What is being asked » List each line holding the string "matplotlib".

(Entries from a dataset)
======

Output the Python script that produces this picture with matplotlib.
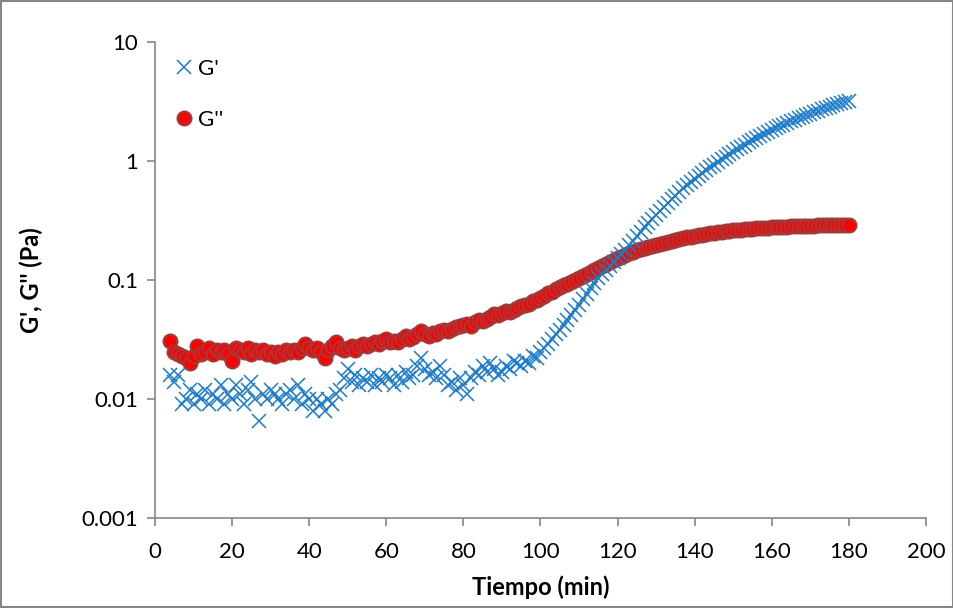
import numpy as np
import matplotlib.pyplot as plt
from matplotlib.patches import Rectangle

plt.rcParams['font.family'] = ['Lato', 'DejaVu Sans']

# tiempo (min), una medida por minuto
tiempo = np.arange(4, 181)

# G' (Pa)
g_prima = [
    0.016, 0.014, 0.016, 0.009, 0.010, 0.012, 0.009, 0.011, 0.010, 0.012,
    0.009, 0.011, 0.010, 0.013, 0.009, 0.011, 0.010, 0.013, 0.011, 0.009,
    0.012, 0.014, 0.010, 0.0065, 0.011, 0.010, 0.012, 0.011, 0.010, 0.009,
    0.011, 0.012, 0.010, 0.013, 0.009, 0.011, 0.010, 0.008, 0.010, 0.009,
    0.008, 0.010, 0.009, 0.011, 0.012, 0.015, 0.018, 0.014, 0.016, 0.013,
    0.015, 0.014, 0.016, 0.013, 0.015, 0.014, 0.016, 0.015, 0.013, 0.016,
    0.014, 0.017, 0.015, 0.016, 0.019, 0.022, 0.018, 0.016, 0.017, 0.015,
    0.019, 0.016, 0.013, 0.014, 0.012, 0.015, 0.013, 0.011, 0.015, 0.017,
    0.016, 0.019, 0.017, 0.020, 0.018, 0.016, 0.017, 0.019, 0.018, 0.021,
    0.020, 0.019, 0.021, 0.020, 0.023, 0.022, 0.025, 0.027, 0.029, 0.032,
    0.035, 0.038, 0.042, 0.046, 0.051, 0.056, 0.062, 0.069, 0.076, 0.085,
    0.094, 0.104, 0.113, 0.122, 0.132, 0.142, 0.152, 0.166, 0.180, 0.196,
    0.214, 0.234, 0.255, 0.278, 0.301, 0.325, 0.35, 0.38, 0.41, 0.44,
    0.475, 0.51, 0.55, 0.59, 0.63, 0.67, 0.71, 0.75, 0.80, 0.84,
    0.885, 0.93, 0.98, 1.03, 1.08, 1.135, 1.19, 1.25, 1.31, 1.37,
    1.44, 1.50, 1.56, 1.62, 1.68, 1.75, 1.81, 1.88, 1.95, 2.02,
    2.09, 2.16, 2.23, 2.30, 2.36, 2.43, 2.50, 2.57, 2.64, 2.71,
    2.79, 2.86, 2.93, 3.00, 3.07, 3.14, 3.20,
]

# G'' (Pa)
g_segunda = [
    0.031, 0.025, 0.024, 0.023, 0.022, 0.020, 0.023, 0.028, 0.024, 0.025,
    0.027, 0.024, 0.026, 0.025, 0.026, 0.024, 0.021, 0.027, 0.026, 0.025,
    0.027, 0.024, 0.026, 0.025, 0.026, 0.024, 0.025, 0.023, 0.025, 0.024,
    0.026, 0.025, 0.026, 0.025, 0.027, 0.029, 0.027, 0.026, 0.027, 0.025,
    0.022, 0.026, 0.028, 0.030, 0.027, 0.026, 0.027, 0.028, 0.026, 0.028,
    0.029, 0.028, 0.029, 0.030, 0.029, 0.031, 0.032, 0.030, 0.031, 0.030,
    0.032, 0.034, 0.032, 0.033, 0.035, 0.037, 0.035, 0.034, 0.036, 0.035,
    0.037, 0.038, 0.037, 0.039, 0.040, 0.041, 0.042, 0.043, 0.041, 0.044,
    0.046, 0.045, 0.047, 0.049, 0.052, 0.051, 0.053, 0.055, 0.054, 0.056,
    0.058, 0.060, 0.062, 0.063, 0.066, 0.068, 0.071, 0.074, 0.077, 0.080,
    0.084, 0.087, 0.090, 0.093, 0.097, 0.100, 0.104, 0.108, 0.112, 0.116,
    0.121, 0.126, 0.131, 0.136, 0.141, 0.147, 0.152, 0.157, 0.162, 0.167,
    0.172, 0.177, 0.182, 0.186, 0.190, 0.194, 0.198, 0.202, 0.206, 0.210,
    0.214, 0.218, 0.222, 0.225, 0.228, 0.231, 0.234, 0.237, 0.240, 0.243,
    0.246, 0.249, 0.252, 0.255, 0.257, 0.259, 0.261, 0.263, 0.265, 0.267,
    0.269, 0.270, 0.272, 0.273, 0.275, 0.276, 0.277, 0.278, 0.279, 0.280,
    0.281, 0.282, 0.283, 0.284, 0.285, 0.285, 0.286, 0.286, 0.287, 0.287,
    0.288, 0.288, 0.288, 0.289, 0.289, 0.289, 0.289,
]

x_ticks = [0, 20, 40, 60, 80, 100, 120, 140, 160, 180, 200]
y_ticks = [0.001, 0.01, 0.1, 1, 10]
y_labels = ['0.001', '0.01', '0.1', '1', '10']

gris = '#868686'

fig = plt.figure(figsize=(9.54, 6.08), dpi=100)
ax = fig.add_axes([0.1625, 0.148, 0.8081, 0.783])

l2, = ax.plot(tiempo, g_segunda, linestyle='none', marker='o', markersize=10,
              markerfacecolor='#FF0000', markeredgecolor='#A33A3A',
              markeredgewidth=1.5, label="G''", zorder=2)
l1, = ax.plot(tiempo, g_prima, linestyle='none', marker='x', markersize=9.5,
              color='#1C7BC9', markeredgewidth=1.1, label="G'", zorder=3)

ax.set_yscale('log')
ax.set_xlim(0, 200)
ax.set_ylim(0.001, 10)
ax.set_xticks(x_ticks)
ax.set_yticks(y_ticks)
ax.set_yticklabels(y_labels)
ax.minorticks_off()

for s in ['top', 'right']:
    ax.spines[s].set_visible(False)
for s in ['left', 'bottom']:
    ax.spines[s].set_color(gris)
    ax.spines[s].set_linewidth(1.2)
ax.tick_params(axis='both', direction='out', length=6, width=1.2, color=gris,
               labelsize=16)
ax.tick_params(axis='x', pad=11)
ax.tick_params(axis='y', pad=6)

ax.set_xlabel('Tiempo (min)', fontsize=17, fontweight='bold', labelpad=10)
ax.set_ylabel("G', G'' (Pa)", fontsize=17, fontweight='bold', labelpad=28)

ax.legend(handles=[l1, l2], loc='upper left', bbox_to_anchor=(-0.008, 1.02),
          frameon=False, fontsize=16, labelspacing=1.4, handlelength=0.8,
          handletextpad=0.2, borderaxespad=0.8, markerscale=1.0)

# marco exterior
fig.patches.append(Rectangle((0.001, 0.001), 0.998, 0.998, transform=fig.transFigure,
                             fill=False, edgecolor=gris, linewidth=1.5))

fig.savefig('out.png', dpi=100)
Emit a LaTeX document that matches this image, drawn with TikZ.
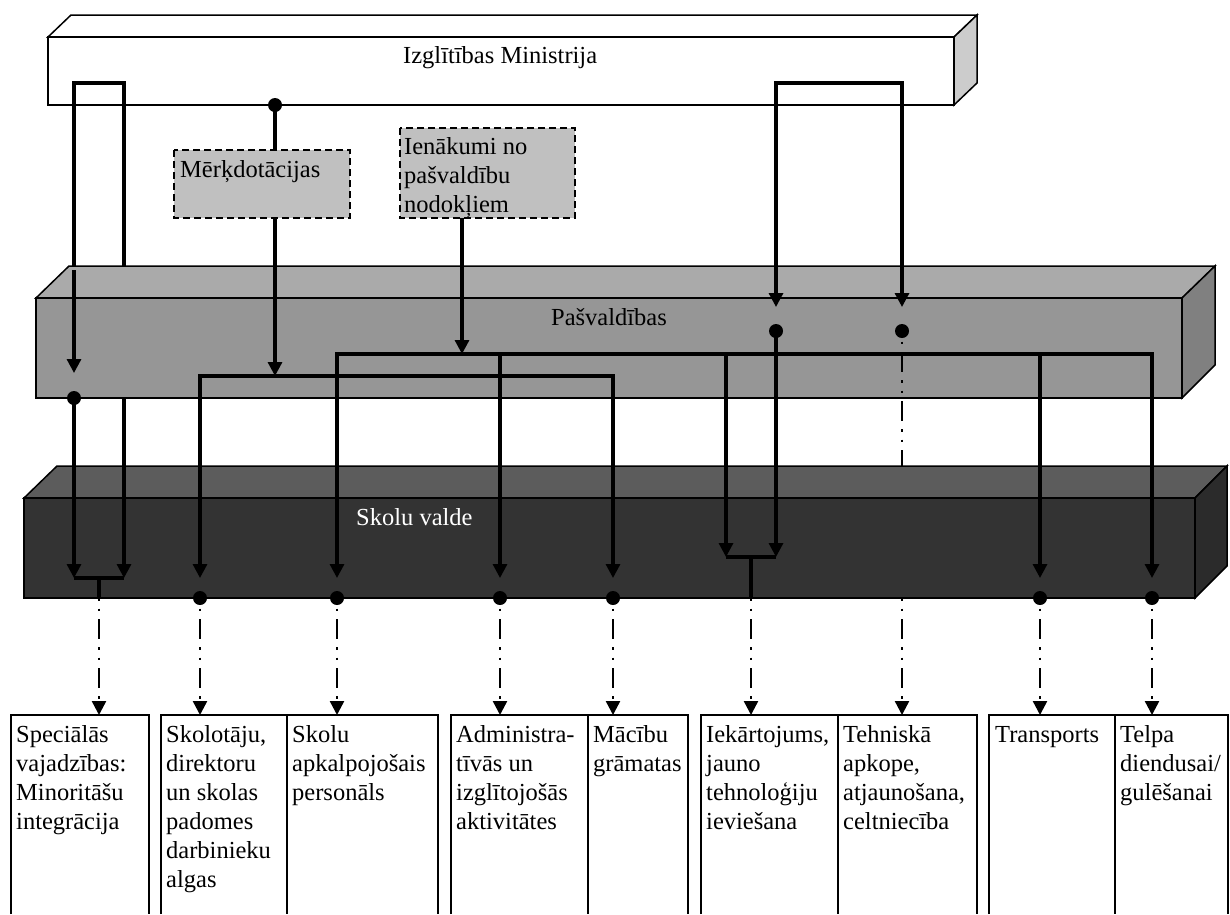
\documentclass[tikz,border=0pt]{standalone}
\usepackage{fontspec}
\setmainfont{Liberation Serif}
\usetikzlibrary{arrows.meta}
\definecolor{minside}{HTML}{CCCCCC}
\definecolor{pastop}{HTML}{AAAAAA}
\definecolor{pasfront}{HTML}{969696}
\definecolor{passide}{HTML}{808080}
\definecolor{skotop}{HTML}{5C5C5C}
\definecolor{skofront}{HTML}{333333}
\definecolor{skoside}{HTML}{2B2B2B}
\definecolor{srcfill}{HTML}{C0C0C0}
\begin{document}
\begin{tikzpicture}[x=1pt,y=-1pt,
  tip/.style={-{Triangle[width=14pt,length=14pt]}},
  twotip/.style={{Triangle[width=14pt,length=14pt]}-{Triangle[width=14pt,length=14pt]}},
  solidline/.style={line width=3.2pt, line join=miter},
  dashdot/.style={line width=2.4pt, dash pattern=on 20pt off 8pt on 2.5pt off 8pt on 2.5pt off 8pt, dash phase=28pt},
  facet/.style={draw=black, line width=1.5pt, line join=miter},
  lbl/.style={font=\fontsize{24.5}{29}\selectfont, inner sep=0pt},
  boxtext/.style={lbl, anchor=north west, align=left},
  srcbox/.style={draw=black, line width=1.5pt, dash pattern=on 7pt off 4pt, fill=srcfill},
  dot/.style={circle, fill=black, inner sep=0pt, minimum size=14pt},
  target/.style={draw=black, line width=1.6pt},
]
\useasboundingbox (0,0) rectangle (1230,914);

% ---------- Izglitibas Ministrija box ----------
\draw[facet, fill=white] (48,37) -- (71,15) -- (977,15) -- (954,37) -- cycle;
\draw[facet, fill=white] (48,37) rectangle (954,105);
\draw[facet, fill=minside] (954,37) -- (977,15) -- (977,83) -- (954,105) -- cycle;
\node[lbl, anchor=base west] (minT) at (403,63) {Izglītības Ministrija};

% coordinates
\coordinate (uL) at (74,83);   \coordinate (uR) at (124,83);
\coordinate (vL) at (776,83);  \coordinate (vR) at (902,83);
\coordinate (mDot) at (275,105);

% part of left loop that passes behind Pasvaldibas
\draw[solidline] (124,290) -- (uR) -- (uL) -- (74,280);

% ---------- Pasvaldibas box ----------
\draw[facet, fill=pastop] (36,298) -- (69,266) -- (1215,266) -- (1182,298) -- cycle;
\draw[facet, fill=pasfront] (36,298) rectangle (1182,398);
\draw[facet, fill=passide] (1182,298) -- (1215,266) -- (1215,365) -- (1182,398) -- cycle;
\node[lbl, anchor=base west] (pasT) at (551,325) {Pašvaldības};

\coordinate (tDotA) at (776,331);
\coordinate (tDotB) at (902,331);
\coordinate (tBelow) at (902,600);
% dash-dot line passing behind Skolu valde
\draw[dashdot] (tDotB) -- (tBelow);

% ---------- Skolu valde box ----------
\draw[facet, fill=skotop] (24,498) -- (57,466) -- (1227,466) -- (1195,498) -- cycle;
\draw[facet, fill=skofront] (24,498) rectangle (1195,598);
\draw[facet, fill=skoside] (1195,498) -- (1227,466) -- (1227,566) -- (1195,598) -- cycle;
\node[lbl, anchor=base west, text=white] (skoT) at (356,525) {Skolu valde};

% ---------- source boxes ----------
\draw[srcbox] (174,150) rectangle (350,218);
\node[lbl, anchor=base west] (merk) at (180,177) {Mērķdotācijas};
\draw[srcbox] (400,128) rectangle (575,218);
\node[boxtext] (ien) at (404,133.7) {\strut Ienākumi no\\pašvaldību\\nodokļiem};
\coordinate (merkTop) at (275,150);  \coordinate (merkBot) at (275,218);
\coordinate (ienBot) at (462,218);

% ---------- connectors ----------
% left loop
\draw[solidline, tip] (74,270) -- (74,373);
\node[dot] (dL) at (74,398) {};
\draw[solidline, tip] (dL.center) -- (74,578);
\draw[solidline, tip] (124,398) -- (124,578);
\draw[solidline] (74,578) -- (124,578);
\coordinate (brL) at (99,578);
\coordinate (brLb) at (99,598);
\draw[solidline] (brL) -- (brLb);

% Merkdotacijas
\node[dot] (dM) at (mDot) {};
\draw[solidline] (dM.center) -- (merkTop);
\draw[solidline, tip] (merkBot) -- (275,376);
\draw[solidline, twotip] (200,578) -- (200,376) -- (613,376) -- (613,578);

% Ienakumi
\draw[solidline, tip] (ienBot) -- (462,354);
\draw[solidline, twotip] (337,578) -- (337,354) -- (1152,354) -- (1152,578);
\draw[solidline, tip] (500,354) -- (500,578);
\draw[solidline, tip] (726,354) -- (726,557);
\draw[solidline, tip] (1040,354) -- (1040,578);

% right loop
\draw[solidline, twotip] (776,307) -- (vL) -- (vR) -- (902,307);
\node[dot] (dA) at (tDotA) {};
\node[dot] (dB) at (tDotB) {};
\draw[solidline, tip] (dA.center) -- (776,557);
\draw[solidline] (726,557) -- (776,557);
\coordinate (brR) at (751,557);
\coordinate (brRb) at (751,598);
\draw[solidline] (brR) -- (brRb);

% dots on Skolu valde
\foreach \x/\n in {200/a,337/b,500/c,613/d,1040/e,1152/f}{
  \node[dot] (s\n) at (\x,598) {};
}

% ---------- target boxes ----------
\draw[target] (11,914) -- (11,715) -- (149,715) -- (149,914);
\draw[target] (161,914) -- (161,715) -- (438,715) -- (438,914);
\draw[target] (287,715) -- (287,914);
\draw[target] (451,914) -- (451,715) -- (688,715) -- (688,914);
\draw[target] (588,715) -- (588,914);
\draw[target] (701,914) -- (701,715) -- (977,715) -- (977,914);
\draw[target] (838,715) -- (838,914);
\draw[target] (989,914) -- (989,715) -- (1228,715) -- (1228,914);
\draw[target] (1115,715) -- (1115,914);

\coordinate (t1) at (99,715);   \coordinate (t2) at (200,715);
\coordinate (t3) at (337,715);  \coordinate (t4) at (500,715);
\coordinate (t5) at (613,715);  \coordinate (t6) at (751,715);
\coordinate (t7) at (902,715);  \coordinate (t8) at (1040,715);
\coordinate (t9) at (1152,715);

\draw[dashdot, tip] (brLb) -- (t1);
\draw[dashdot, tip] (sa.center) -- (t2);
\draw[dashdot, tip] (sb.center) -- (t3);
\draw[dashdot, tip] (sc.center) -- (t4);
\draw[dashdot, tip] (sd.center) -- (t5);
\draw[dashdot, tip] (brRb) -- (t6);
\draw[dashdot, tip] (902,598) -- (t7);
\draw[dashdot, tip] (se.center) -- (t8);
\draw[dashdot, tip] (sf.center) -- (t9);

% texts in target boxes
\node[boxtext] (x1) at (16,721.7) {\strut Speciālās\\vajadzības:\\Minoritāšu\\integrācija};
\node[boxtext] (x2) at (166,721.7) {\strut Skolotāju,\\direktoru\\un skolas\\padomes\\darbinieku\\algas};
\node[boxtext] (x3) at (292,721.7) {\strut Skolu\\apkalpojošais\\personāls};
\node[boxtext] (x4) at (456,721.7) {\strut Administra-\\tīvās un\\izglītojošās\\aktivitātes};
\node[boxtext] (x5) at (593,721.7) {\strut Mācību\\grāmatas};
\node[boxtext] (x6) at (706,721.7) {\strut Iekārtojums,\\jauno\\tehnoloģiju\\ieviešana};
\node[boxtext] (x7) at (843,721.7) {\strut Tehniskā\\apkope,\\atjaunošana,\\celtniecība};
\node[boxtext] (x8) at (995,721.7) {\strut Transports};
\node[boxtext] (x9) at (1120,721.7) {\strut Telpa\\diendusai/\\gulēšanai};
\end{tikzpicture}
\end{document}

======

Task output »
Output the Python script that produces this picture with matplotlib.
import matplotlib.pyplot as plt
from matplotlib.patches import Rectangle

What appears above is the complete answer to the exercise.